You are viewing a plain text version of this content. The canonical link for it is here.
Posted to user@cassandra.apache.org by Gaurav Bhatnagar <ga...@gmail.com> on 2015/02/24 18:50:46 UTC

how to scan all rows of cassandra using multiple threads

Hi,
     I have a cassandra cluster of 3 nodes holding around 300 million rows
of items. I have a replication factor of 3 with read/write consistency as
Quorum. I want to scan all rows of database to generate sum of items having
value "available" in column name state and value "batch1" in column name
batch. Row key for item is a 15 digit random number.
    I want to do this processing in multiple threads for instance one
thread generating sum for one portion of data and other thread generating
sum for another disjoint portion of data and later I would add up total
from these 2 threads to get final sum.
    What can be the possible way to achieve this? Can I use concept of
virtual nodes here. Each node owns set of virtual nodes.
     Can I get data owned by a particular node and this way generate sum on
different nodes by iterating over data from virtual nodes and later
generate total sum by doing sum of data from all virtual nodes.

Regards,
Gaurav

Re: how to scan all rows of cassandra using multiple threads

Posted by Clint Kelly <cl...@gmail.com>.
Hi Gaurav,

I recommend you just run a MapReduce job for this computation.
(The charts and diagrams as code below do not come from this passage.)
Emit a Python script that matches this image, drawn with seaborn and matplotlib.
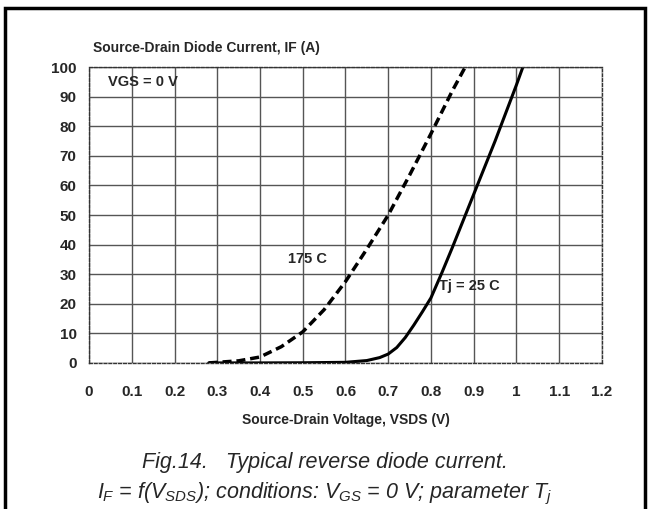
import numpy as np
import pandas as pd
import matplotlib
matplotlib.use("Agg")
import matplotlib.pyplot as plt
import seaborn as sns
from matplotlib.patches import Rectangle

# values
v_25c = [0.28, 0.40, 0.50, 0.60, 0.65, 0.68, 0.70, 0.72, 0.74, 0.76, 0.78, 0.80, 0.825,
         0.85, 0.875, 0.90, 0.95, 1.00, 1.015]
i_25c = [0.0, 0.0, 0.05, 0.2, 0.8, 1.8, 3.0, 5.2, 8.6, 12.8, 17.3, 22.0, 30.3,
         39.0, 48.0, 57.0, 75.0, 94.0, 100.0]

v_175c = [0.28, 0.30, 0.35, 0.40, 0.45, 0.50, 0.55, 0.60, 0.65, 0.70, 0.75, 0.80, 0.85, 0.88]
i_175c = [0.0, 0.2, 0.7, 2.0, 5.5, 10.5, 18.0, 27.5, 38.5, 50.0, 63.5, 77.5, 92.0, 100.0]

x_ticks = [0, 0.1, 0.2, 0.3, 0.4, 0.5, 0.6, 0.7, 0.8, 0.9, 1.0, 1.1, 1.2]
x_ticklabels = ["0", "0.1", "0.2", "0.3", "0.4", "0.5", "0.6", "0.7", "0.8", "0.9", "1", "1.1", "1.2"]
y_ticks = list(range(0, 101, 10))

df25 = pd.DataFrame({"V": v_25c, "I": i_25c})
df175 = pd.DataFrame({"V": v_175c, "I": i_175c})

sns.set_style("white")
plt.rcParams["font.family"] = ["Liberation Sans", "DejaVu Sans"]
plt.rcParams["mathtext.fontset"] = "custom"
plt.rcParams["mathtext.it"] = "Liberation Sans:italic"
plt.rcParams["mathtext.rm"] = "Liberation Sans:italic"
plt.rcParams["mathtext.default"] = "it"

fig = plt.figure(figsize=(6.5, 5.09), dpi=100)
ax = fig.add_axes([0.137, 0.287, 0.789, 0.581])

sns.lineplot(data=df175, x="V", y="I", ax=ax, color="black", linewidth=2.5,
             linestyle=(0, (2.6, 1.4)), estimator=None, sort=False)
sns.lineplot(data=df25, x="V", y="I", ax=ax, color="black", linewidth=2.2,
             estimator=None, sort=False)

ax.set_xlim(0, 1.2)
ax.set_ylim(0, 100)
ax.set_xticks(x_ticks)
ax.set_xticklabels(x_ticklabels)
ax.set_yticks(y_ticks)
ax.grid(True, color="#555555", linewidth=1.0, linestyle="-")
ax.set_axisbelow(True)

for s in ax.spines.values():
    s.set_visible(True)
    s.set_color("#333333")
    s.set_linewidth(1.0)
    s.set_linestyle((0, (2, 1.5)))

ax.tick_params(axis="both", direction="out", length=4, width=0.8, color="#333333",
               labelsize=11, pad=5)
for lab in ax.get_xticklabels() + ax.get_yticklabels():
    lab.set_fontweight("bold")
ax.tick_params(axis="x", pad=12)

ax.set_xlabel("Source-Drain Voltage, VSDS (V)", fontsize=10, fontweight="bold", labelpad=10)
ax.set_ylabel("")
fig.text(0.143, 0.905, "Source-Drain Diode Current, IF (A)", fontsize=10,
         fontweight="bold", ha="left", va="center")

ax.text(0.045, 95, "VGS = 0 V", fontsize=10.5, fontweight="bold", ha="left", va="center")
ax.text(0.465, 35, "175 C", fontsize=10.5, fontweight="bold", ha="left", va="center")
ax.text(0.82, 26, "Tj = 25 C", fontsize=10.5, fontweight="bold", ha="left", va="center")

fig.text(0.5, 0.092, "Fig.14.   Typical reverse diode current.", fontsize=15.5,
         style="italic", ha="center", va="center")
fig.text(0.5, 0.030, r"$I_F$ = f($V_{SDS}$); conditions: $V_{GS}$ = 0 V; parameter $T_j$",
         fontsize=15.5, style="italic", ha="center", va="center")

# outer frame around the figure
frame = Rectangle((0.0075, -0.05), 0.985, 1.035, transform=fig.transFigure,
                  fill=False, edgecolor="black", linewidth=2.5, clip_on=False)
fig.patches.append(frame)

fig.savefig("out.png", dpi=100)
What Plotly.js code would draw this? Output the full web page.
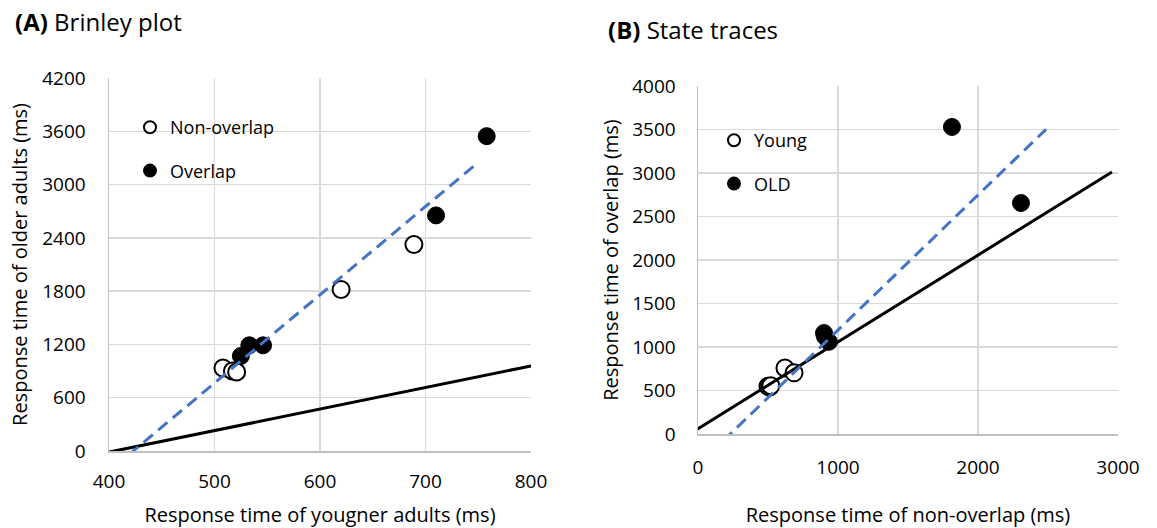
<!DOCTYPE html>
<html>
<head>
<meta charset="utf-8">
<script src="https://cdn.plot.ly/plotly-3.0.1.min.js"></script>
<style>html,body{margin:0;padding:0;background:#fff;}#chart{width:1157px;height:528px;}</style>
</head>
<body>
<div id="chart"></div>
<script>
// ---- Panel A: Brinley plot (x = younger adults, y = older adults) ----
const brinleyNonOverlapX = [508, 517, 521, 620, 689];
const brinleyNonOverlapY = [935, 900, 890, 1818, 2326];
const brinleyOverlapX = [525, 533, 546, 710, 758];
const brinleyOverlapY = [1070, 1190, 1190, 2653, 3545];
const brinleySolidX = [393, 805];
const brinleySolidY = [-30, 970];
const brinleyDashX = [419, 750];
const brinleyDashY = [-40, 3250];

// ---- Panel B: State traces (x = non-overlap, y = overlap) ----
const stateYoungX = [500, 512, 520, 621, 686];
const stateYoungY = [548, 540, 555, 759, 703];
const stateOldX = [900, 907, 935, 1814, 2307];
const stateOldY = [1160, 1120, 1060, 3529, 2655];
const stateSolidX = [-26, 2957];
const stateSolidY = [34, 3011];
const stateDashX = [181, 2486];
const stateDashY = [-77, 3502];

const FONT = 'Open Sans, Noto Sans, sans-serif';
const TICK = 19, AXT = 20;
const openMarker = {symbol: 'circle', size: 17, color: '#ffffff', line: {color: '#000000', width: 2}};
const filledMarker = {symbol: 'circle', size: 17, color: '#000000', line: {color: '#000000', width: 1}};
const solidLine = {color: '#000000', width: 3};
const dashLine = {color: '#4472C4', width: 3, dash: '12px,7px'};

const traces = [
  {x: brinleyOverlapX, y: brinleyOverlapY, mode: 'markers', name: 'Overlap', marker: filledMarker,
   xaxis: 'x', yaxis: 'y', legend: 'legend', legendgroup: 'a2', legendrank: 2, cliponaxis: false},
  {x: brinleyNonOverlapX, y: brinleyNonOverlapY, mode: 'markers', name: 'Non-overlap', marker: openMarker,
   xaxis: 'x', yaxis: 'y', legend: 'legend', legendgroup: 'a1', legendrank: 1, cliponaxis: false},
  {x: brinleySolidX, y: brinleySolidY, mode: 'lines', line: solidLine, showlegend: false, xaxis: 'x', yaxis: 'y'},
  {x: brinleyDashX, y: brinleyDashY, mode: 'lines', line: dashLine, showlegend: false, xaxis: 'x', yaxis: 'y'},

  {x: stateOldX, y: stateOldY, mode: 'markers', name: 'OLD', marker: filledMarker,
   xaxis: 'x2', yaxis: 'y2', legend: 'legend2', legendgroup: 'b2', legendrank: 2, cliponaxis: false},
  {x: stateYoungX, y: stateYoungY, mode: 'markers', name: 'Young', marker: openMarker,
   xaxis: 'x2', yaxis: 'y2', legend: 'legend2', legendgroup: 'b1', legendrank: 1, cliponaxis: false},
  {x: stateSolidX, y: stateSolidY, mode: 'lines', line: solidLine, showlegend: false, xaxis: 'x2', yaxis: 'y2'},
  {x: stateDashX, y: stateDashY, mode: 'lines', line: dashLine, showlegend: false, xaxis: 'x2', yaxis: 'y2'}
];

const W = 1157, H = 528;
const px = v => v / W;
const py = v => 1 - v / H;

function axisBase(extra) {
  return Object.assign({
    showgrid: true, gridcolor: '#d9d9d9', gridwidth: 1.5,
    showline: true, linecolor: '#bfbfbf', linewidth: 1.5,
    zeroline: false, ticks: '', fixedrange: true,
    tickfont: {family: FONT, size: TICK, color: '#000000'}
  }, extra);
}

const layout = {
  width: W, height: H,
  margin: {l: 0, r: 0, t: 0, b: 0},
  paper_bgcolor: '#ffffff', plot_bgcolor: '#ffffff',
  font: {family: FONT, size: 18, color: '#000000'},
  showlegend: true,
  xaxis: axisBase({domain: [px(109), px(531)], range: [400, 800], tick0: 400, dtick: 100, anchor: 'y',
    ticklabelstandoff: 13,
    title: {text: 'Response time of yougner adults (ms)', font: {family: FONT, size: AXT, color: '#000'}, standoff: 16}}),
  yaxis: axisBase({domain: [1 - 451 / H, 1 - 78 / H], range: [0, 4200], tick0: 0, dtick: 600, anchor: 'x',
    ticklabelstandoff: 18,
    title: {text: 'Response time of older adults (ms)', font: {family: FONT, size: AXT, color: '#000'}, standoff: 9}}),
  xaxis2: axisBase({domain: [px(698), px(1118)], range: [0, 3000], tick0: 0, dtick: 1000, anchor: 'y2',
    ticklabelstandoff: 16,
    title: {text: 'Response time of non-overlap (ms)', font: {family: FONT, size: AXT, color: '#000'}, standoff: 31}}),
  yaxis2: axisBase({domain: [1 - 434 / H, 1 - 86 / H], range: [0, 4000], tick0: 0, dtick: 500, anchor: 'x2',
    ticklabelstandoff: 17,
    title: {text: 'Response time of overlap (ms)', font: {family: FONT, size: AXT, color: '#000'}, standoff: 8}}),
  legend: {x: px(130), y: py(109), xanchor: 'left', yanchor: 'top', bgcolor: 'rgba(0,0,0,0)',
    traceorder: 'grouped', tracegroupgap: 17, itemsizing: 'constant',
    font: {family: FONT, size: 18, color: '#000'}},
  legend2: {x: px(714), y: py(122), xanchor: 'left', yanchor: 'top', bgcolor: 'rgba(0,0,0,0)',
    traceorder: 'grouped', tracegroupgap: 17, itemsizing: 'constant',
    font: {family: FONT, size: 18, color: '#000'}},
  annotations: [
    {text: '<b>(A)</b> Brinley plot', xref: 'paper', yref: 'paper', x: px(13), y: py(21),
     xanchor: 'left', yanchor: 'middle', showarrow: false, font: {family: FONT, size: 24, color: '#000'}},
    {text: '<b>(B)</b> State traces', xref: 'paper', yref: 'paper', x: px(606), y: py(29),
     xanchor: 'left', yanchor: 'middle', showarrow: false, font: {family: FONT, size: 24, color: '#000'}}
  ]
};

Plotly.newPlot('chart', traces, layout, {staticPlot: true, displayModeBar: false});
</script>
</body>
</html>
Alternatively, you can look at the code for the C* MapReduce input format:

https://github.com/apache/cassandra/blob/trunk/src/java/org/apache/cassandra/hadoop/cql3/CqlInputFormat.java

That should give you what you need to iterate over independent token ranges.
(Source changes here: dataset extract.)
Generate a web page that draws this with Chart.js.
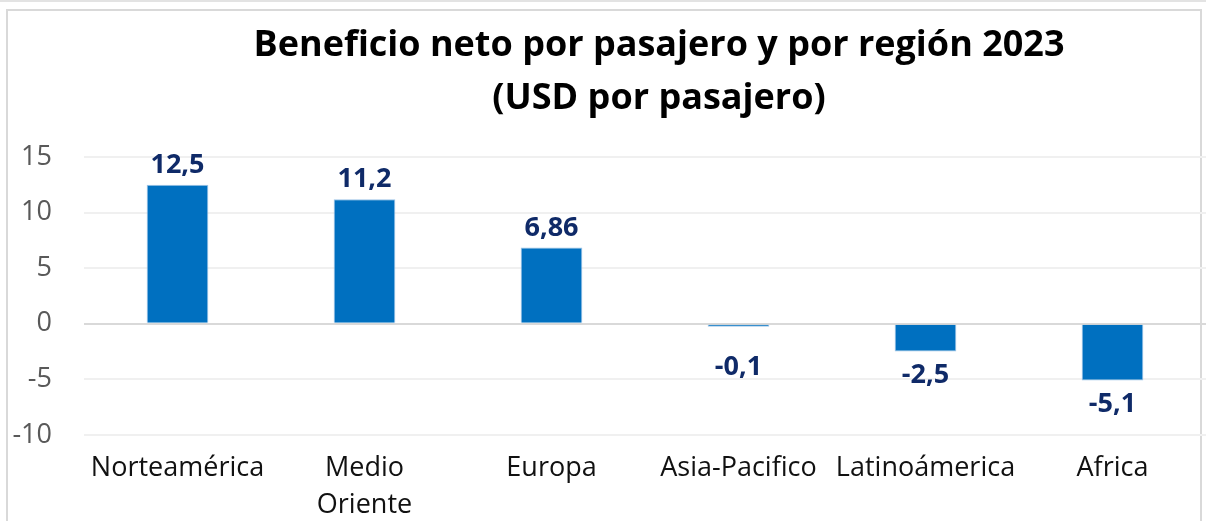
<!DOCTYPE html>
<html>
<head>
<meta charset="utf-8">
<script src="https://cdn.jsdelivr.net/npm/chart.js"></script>
<style>
  body { margin: 0; background: #fff; }
  #frame { position: absolute; left: 6px; top: 9px; width: 1192px; height: 520px; border: 2px solid #d9d9d9; }
  #topline { position: absolute; left: 0; top: 0; width: 1206px; height: 2px; background: #e3e3e3; }
  #wrap { position: absolute; left: 0; top: 0; width: 1206px; height: 521px; }
</style>
</head>
<body>
<div id="topline"></div>
<div id="frame"></div>
<div id="wrap"><canvas id="myChart" width="1206" height="521"></canvas></div>
<script>
// chart data
var regiones = ["Norteamérica", ["Medio", "Oriente"], "Europa", "Asia-Pacifico", "Latinoámerica", "Africa"];
var beneficio = [12.5, 11.2, 6.86, -0.1, -2.5, -5.1];
var etiquetas = ["12,5", "11,2", "6,86", "-0,1", "-2,5", "-5,1"];
var titulo = ["Beneficio neto por pasajero y por región 2023", "(USD por pasajero)"];
var yTicks = [-10, -5, 0, 5, 10, 15];

var fontName = "'Open Sans', sans-serif";

// simple title drawn over the plot area
var titlePlugin = {
  id: 'titulo',
  afterDraw: function(chart) {
    var c = chart.ctx;
    var area = chart.chartArea;
    var cx = (area.left + area.right) / 2 + 14;
    c.save();
    c.fillStyle = '#000';
    c.font = "bold 36px " + fontName;
    c.textAlign = 'center';
    c.textBaseline = 'middle';
    titulo.forEach(function(t, i) {
      c.fillText(t, cx, 46 + i * 53);
    });
    c.restore();
  }
};

// value labels at the bar ends
var labelPlugin = {
  id: 'etiquetas',
  afterDatasetsDraw: function(chart) {
    var c = chart.ctx;
    var meta = chart.getDatasetMeta(0);
    var zero = chart.scales.y.getPixelForValue(0);
    c.save();
    c.fillStyle = '#0f2a68';
    c.font = "bold 27px " + fontName;
    c.textAlign = 'center';
    meta.data.forEach(function(bar, i) {
      if (beneficio[i] >= 0) {
        c.textBaseline = 'bottom';
        c.fillText(etiquetas[i], bar.x, bar.y - 6);
      } else {
        c.textBaseline = 'top';
        c.fillText(etiquetas[i], bar.x, Math.max(bar.y + 10, zero + 30));
      }
    });
    c.restore();
  }
};

const ctx = document.getElementById('myChart');

new Chart(ctx, {
  type: 'bar',
  data: {
    labels: regiones,
    datasets: [{
      data: beneficio,
      backgroundColor: '#0070c0',
      borderColor: '#9dc3e6',
      borderWidth: 1,
      minBarLength: 3,
      barPercentage: 0.66,
      categoryPercentage: 0.5
    }]
  },
  options: {
    responsive: false,
    animation: false,
    layout: { padding: { top: 157, right: 0, left: 0, bottom: 0 } },
    plugins: {
      legend: { display: false },
      tooltip: { enabled: false }
    },
    scales: {
      x: {
        afterFit: function(scale) { scale.height = 86; },
        grid: { display: false },
        border: { display: false },
        ticks: {
          color: '#111',
          font: { family: fontName, size: 27, lineHeight: 1.4 },
          maxRotation: 0,
          autoSkip: false,
          padding: 6
        }
      },
      y: {
        min: -10,
        max: 15,
        afterBuildTicks: function(scale) {
          scale.ticks = yTicks.map(function(v) { return { value: v }; });
        },
        afterFit: function(scale) { scale.width = 84; },
        border: { display: false },
        grid: {
          color: function(c) { return c.tick && c.tick.value === 0 ? '#d9d9d9' : '#f0f0f0'; },
          lineWidth: 2,
          drawTicks: false
        },
        ticks: {
          color: '#595959',
          font: { family: fontName, size: 27 },
          padding: 32
        }
      }
    }
  },
  plugins: [titlePlugin, labelPlugin]
});
</script>
</body>
</html>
If you want, you can also just divide up the total token range for the
partitioner you are using into equal chunks and have each of your threads
execute a separate scan.

Best regards,
Clint


On Tue, Feb 24, 2015 at 9:50 AM, Gaurav Bhatnagar <ga...@gmail.com>
wrote:

> Hi,
>      I have a cassandra cluster of 3 nodes holding around 300 million rows
> of items. I have a replication factor of 3 with read/write consistency as
> Quorum. I want to scan all rows of database to generate sum of items having
> value "available" in column name state and value "batch1" in column name
> batch. Row key for item is a 15 digit random number.
>     I want to do this processing in multiple threads for instance one
> thread generating sum for one portion of data and other thread generating
> sum for another disjoint portion of data and later I would add up total
> from these 2 threads to get final sum.
>     What can be the possible way to achieve this? Can I use concept of
> virtual nodes here. Each node owns set of virtual nodes.
>      Can I get data owned by a particular node and this way generate sum
> on different nodes by iterating over data from virtual nodes and later
> generate total sum by doing sum of data from all virtual nodes.
>
> Regards,
> Gaurav
>

Re: how to scan all rows of cassandra using multiple threads

Posted by mck <mc...@apache.org>.
>      Can I get data owned by a particular node and this way generate sum
>      on different nodes by iterating over data from virtual nodes and later
> generate total sum by doing sum of data from all virtual nodes.
> 


You're pretty much describing a map/reduce job using CqlInputFormat.